Here it is coming out of the oven. It was like the lightest, most buttery, creamy mashed potatoes you’ve ever had. The squash is mild, so it didn’t overpower, but it did add a nice twist. It was very filling. We only ate about a quarter of it – we’ll be eating it all week!
For dessert I made pumpkin flan with the third quarter of squash. I’d never done it before, but it worked amazingly well. The first step was to make the caramel. I didn’t have any white sugar, so I used Sucanat, which is unrefined. The recipe said to warm the sugar over a burner till it caramelized. I did, and at first nothing happened. I got nervous when I started to smell burned sugar and it had still not changed texture at all, so I added just a touch of bourbon (which I was planning to use as flavoring anyway.) Immediately the sugar liquefied perfectly. I poured the carmel into the pan I would bake the flan in and set it aside while I mixed up the flan: pureed squash, eggs, brown sugar, and cream. I poured that on top of the carmel in the pan. Finally, I filled a large pan with hot water and baked the flan in its pan within the hot water pan. I have no idea why that’s how you do it, but that’s what recipe said, so that’s what I did.
It’s hard to see in this picture, but this is the flan going into the oven…..
And here it is just out of the oven. I put it in the freezer to cool. After we were done with the rest of the meal, I made a simple warm cranberry sauce with just fresh cranberries, bourbon, and brown sugar.
I pulled the flan out of the freezer and flipped it upside down so that the carmel on the bottom (which had liquefied again as it cooled) dripped down over the flan.
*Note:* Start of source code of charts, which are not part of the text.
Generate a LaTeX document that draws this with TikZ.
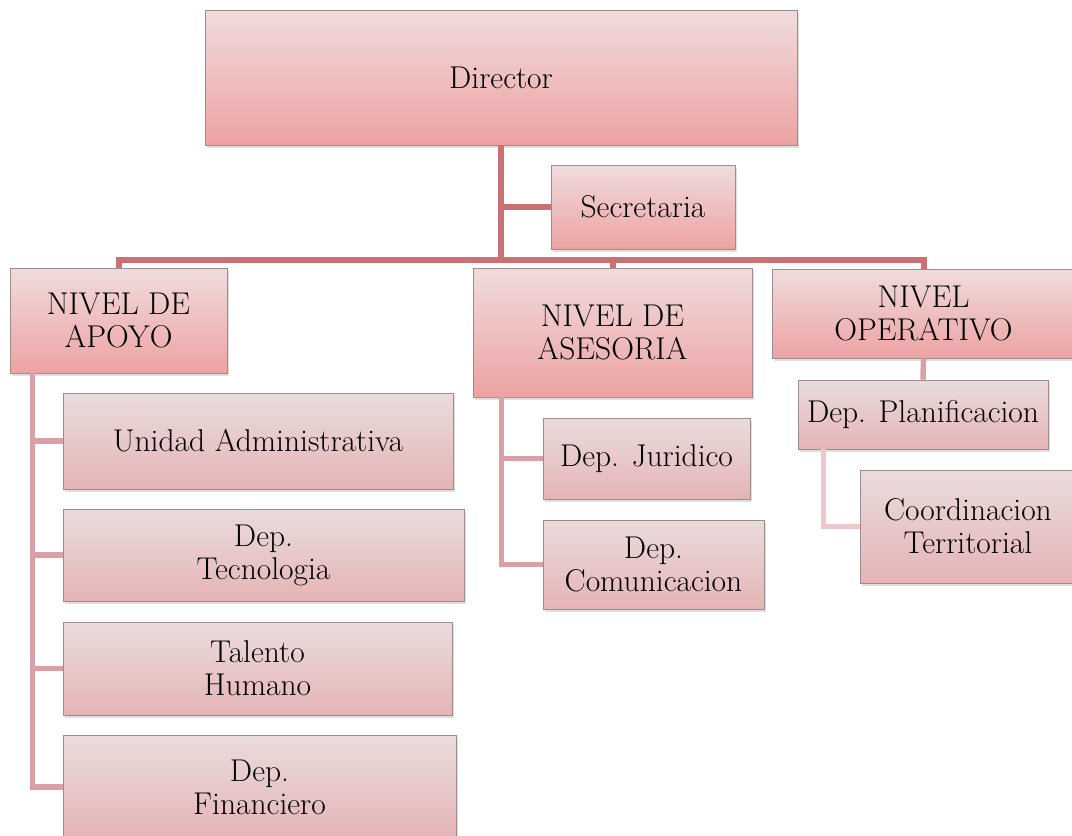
\documentclass[tikz,border=0pt]{standalone}
\usetikzlibrary{shadows}
\definecolor{topA}{HTML}{F0DCDC}
\definecolor{botA}{HTML}{EDA2A3}
\definecolor{topB}{HTML}{EADCDC}
\definecolor{botB}{HTML}{E5B4B6}
\definecolor{edge}{HTML}{9C8C8C}
\definecolor{lnA}{HTML}{CB7173}
\definecolor{lnB}{HTML}{DBA0A5}
\definecolor{lnC}{HTML}{EDC9CD}
\tikzset{
  box/.style={draw=edge, line width=0.8pt, rectangle, inner sep=0pt, align=center,
    font=\fontsize{31.5}{33}\selectfont,
    drop shadow={opacity=0.25, shadow xshift=1.5pt, shadow yshift=-3pt}},
  boxA/.style={box, top color=topA, bottom color=botA},
  boxB/.style={box, top color=topB, bottom color=botB},
  lineA/.style={draw=lnA, line width=6pt},
  lineB/.style={draw=lnB, line width=5.5pt},
  lineC/.style={draw=lnC, line width=5pt},
}
\begin{document}
\begin{tikzpicture}[x=1pt, y=-1pt]
\useasboundingbox (0,0) rectangle (1072,836);
\coordinate (bar) at (501,260);
\node[boxA, minimum width=592, minimum height=135] (dir) at (501,77.5) {Director};
\node[boxA, minimum width=184, minimum height=84] (sec) at (643,207) {Secretaria};
\node[boxA, minimum width=217, minimum height=105] (apo) at (118.5,320.5) {NIVEL DE\\APOYO};
\node[boxA, minimum width=279, minimum height=129] (ase) at (612.5,332.5) {NIVEL DE\\ASESORIA};
\node[boxA, minimum width=303, minimum height=89] (ope) at (923.5,313.5) {NIVEL\\OPERATIVO};
\node[boxB, minimum width=390, minimum height=96] (uni) at (258,441) {Unidad Administrativa};
\node[boxB, minimum width=401, minimum height=92] (tec) at (263.5,555) {Dep.\\Tecnologia};
\node[boxB, minimum width=389, minimum height=93] (tal) at (257.5,668.5) {Talento\\Humano};
\node[boxB, minimum width=393, minimum height=104] (fin) at (259.5,787) {Dep.\\Financiero};
\node[boxB, minimum width=207, minimum height=81] (jur) at (646.5,458.5) {Dep. Juridico};
\node[boxB, minimum width=221, minimum height=89] (com) at (653.5,564.5) {Dep.\\Comunicacion};
\node[boxB, minimum width=250, minimum height=69] (pla) at (923,414.5) {Dep. Planificacion};
\node[boxB, minimum width=216, minimum height=113] (coo) at (968,526.5) {Coordinacion\\Territorial};
\draw[lineA] (dir.south) -- (bar);
\draw[lineA] (dir.south |- sec.west) -- (sec.west);
\draw[lineA] (apo.north) |- (bar) -| (ope.north);
\draw[lineA] (ase.north) -- (ase.north |- bar);
\draw[lineB] (ope.south) -- (pla.north);
\draw[lineB] ([xshift=23pt]apo.south west) |- (uni.west);
\draw[lineB] ([xshift=23pt]apo.south west) |- (tec.west);
\draw[lineB] ([xshift=23pt]apo.south west) |- (tal.west);
\draw[lineB] ([xshift=23pt]apo.south west) |- (fin.west);
\draw[lineB] ([xshift=29pt]ase.south west) |- (jur.west);
\draw[lineB] ([xshift=29pt]ase.south west) |- (com.west);
\draw[lineC] ([xshift=26pt]pla.south west) |- (coo.west);
\end{tikzpicture}
\end{document}
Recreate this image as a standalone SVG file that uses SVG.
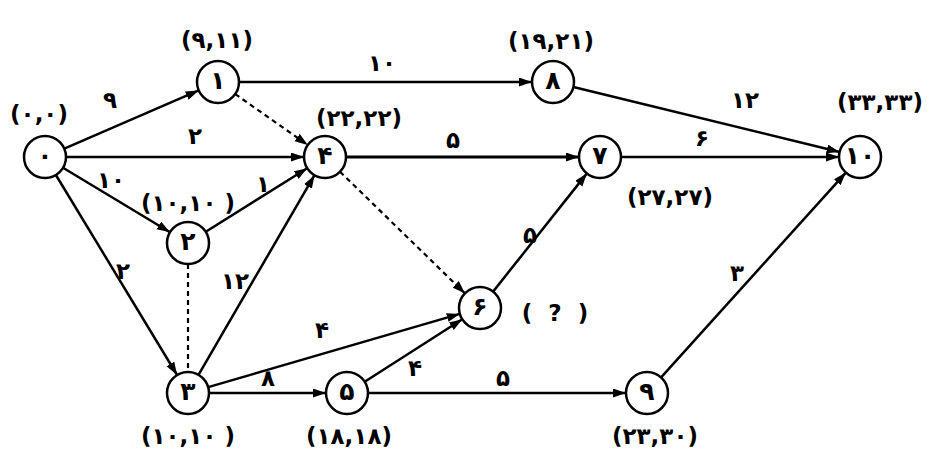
<svg xmlns="http://www.w3.org/2000/svg" width="932" height="450" viewBox="0 0 932 450">
<style>
.n{fill:#fff;stroke:#000;stroke-width:2.5}
.nt{font-family:"DejaVu Sans","Noto Sans",sans-serif;font-weight:bold;font-size:25px;text-anchor:middle;dominant-baseline:central}
.lb{font-family:"DejaVu Sans","Noto Sans",sans-serif;font-weight:bold;font-size:23px;text-anchor:middle;dominant-baseline:central}
.pl{letter-spacing:1px}
.e{stroke:#000;stroke-width:2.5;fill:none}
.a{marker-end:url(#ah)}
.d{stroke-dasharray:5,4;stroke-width:2.2}
</style>
<defs>
<marker id="ah" markerUnits="userSpaceOnUse" markerWidth="14" markerHeight="10" refX="13" refY="4.5" orient="auto">
<path d="M0,0 L13,4.5 L0,9 z" fill="#000"/>
</marker>
</defs>
<rect width="932" height="450" fill="#fff"/>
<g id="connectors">
<line class="e a" x1="64.3" y1="148.6" x2="198.7" y2="90.4"/>
<line class="e a" x1="66" y1="157" x2="304" y2="157"/>
<line class="e a" x1="63" y1="167.8" x2="170" y2="232.2"/>
<line class="e a" x1="55.9" y1="175" x2="177.1" y2="375"/>
<line class="e a" x1="239" y1="82" x2="532" y2="82"/>
<line class="e a d" x1="235.2" y1="94.1" x2="307.8" y2="145"/>
<line class="e a" x1="205.8" y1="231.8" x2="307.2" y2="168.2"/>
<line class="e d" x1="188" y1="264" x2="188" y2="372"/>
<line class="e a" x1="198.5" y1="374.8" x2="314.5" y2="175.2"/>
<line class="e a" x1="208.2" y1="387.1" x2="459.8" y2="313.9"/>
<line class="e a" x1="209" y1="393" x2="326" y2="393"/>
<line class="e a" x1="346" y1="157" x2="579" y2="157" style="stroke-width:3"/>
<line class="e a d" x1="340" y1="171.7" x2="465" y2="293.4"/>
<line class="e a" x1="364.7" y1="381.7" x2="462.3" y2="319.3"/>
<line class="e a" x1="368" y1="393" x2="626" y2="393"/>
<line class="e a" x1="493.1" y1="291.6" x2="586.9" y2="173.4"/>
<line class="e a" x1="621" y1="157" x2="839" y2="157"/>
<line class="e a" x1="573.4" y1="87" x2="839.6" y2="152"/>
<line class="e a" x1="661.1" y1="377.4" x2="845.9" y2="172.6"/>
<g id="edge-labels">
<text class="lb" x="110" y="100">۹</text>
<text class="lb" x="195" y="136">۲</text>
<text class="lb" x="111" y="180">۱۰</text>
<text class="lb" x="263" y="184">۱</text>
<text class="lb" x="123" y="271">۲</text>
<text class="lb" x="235" y="281">۱۲</text>
<text class="lb" x="382" y="63">۱۰</text>
<text class="lb" x="453" y="140">۵</text>
<text class="lb" x="745" y="100">۱۲</text>
<text class="lb" x="702" y="138">۶</text>
<text class="lb" x="530" y="235">۵</text>
<text class="lb" x="322" y="330">۴</text>
<text class="lb" x="415" y="368">۴</text>
<text class="lb" x="503" y="378">۵</text>
<text class="lb" x="268" y="378">۸</text>
<text class="lb" x="737" y="273">۳</text>
</g>
</g>
<g id="node0"><circle class="n" cx="45" cy="157" r="21"/><text class="nt" x="45" y="155">۰</text><text class="lb pl" x="39" y="114">(۰,۰)</text></g>
<g id="node1"><circle class="n" cx="218" cy="82" r="21"/><text class="nt" x="218" y="80">۱</text><text class="lb pl" x="217" y="40">(۹,۱۱)</text></g>
<g id="node2"><circle class="n" cx="188" cy="243" r="21"/><text class="nt" x="188" y="241">۲</text><text class="lb pl" x="188" y="203">(۱۰,۱۰ )</text></g>
<g id="node3"><circle class="n" cx="188" cy="393" r="21"/><text class="nt" x="188" y="391">۳</text><text class="lb pl" x="188" y="436">(۱۰,۱۰ )</text></g>
<g id="node4"><circle class="n" cx="325" cy="157" r="21"/><text class="nt" x="325" y="155">۴</text><text class="lb pl" x="359" y="118">(۲۲,۲۲)</text></g>
<g id="node5"><circle class="n" cx="347" cy="393" r="21"/><text class="nt" x="347" y="391">۵</text><text class="lb pl" x="349" y="436">(۱۸,۱۸)</text></g>
<g id="node6"><circle class="n" cx="480" cy="308" r="21"/><text class="nt" x="480" y="306">۶</text><text class="lb" x="555" y="313" xml:space="preserve">(  ?  )</text></g>
<g id="node7"><circle class="n" cx="600" cy="157" r="21"/><text class="nt" x="600" y="155">۷</text><text class="lb pl" x="670" y="197">(۲۷,۲۷)</text></g>
<g id="node8"><circle class="n" cx="553" cy="82" r="21"/><text class="nt" x="553" y="80">۸</text><text class="lb pl" x="551" y="41">(۱۹,۲۱)</text></g>
<g id="node9"><circle class="n" cx="647" cy="393" r="21"/><text class="nt" x="647" y="391">۹</text><text class="lb pl" x="655" y="436">(۲۳,۳۰)</text></g>
<g id="node10"><circle class="n" cx="860" cy="157" r="21"/><text class="nt" x="860" y="155">۱۰</text><text class="lb pl" x="880" y="102">(۳۳,۳۳)</text></g>
</svg>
The only problem was that I didn’t quite get it centered on the plate….ah well, next time…..
Here’s my portion with the cranberry sauce on top. I love cranberries with sweet things – they added such a great sour to balance the carmely sweetness.So this was my 3 course meditation on the Long Island Cheese. It was one of the most satisfying (and time consuming) meals I’ve had in a while! We still have one quarter baked squash left… we’ll probably just eat it plain. What a versatile thing winter squash is!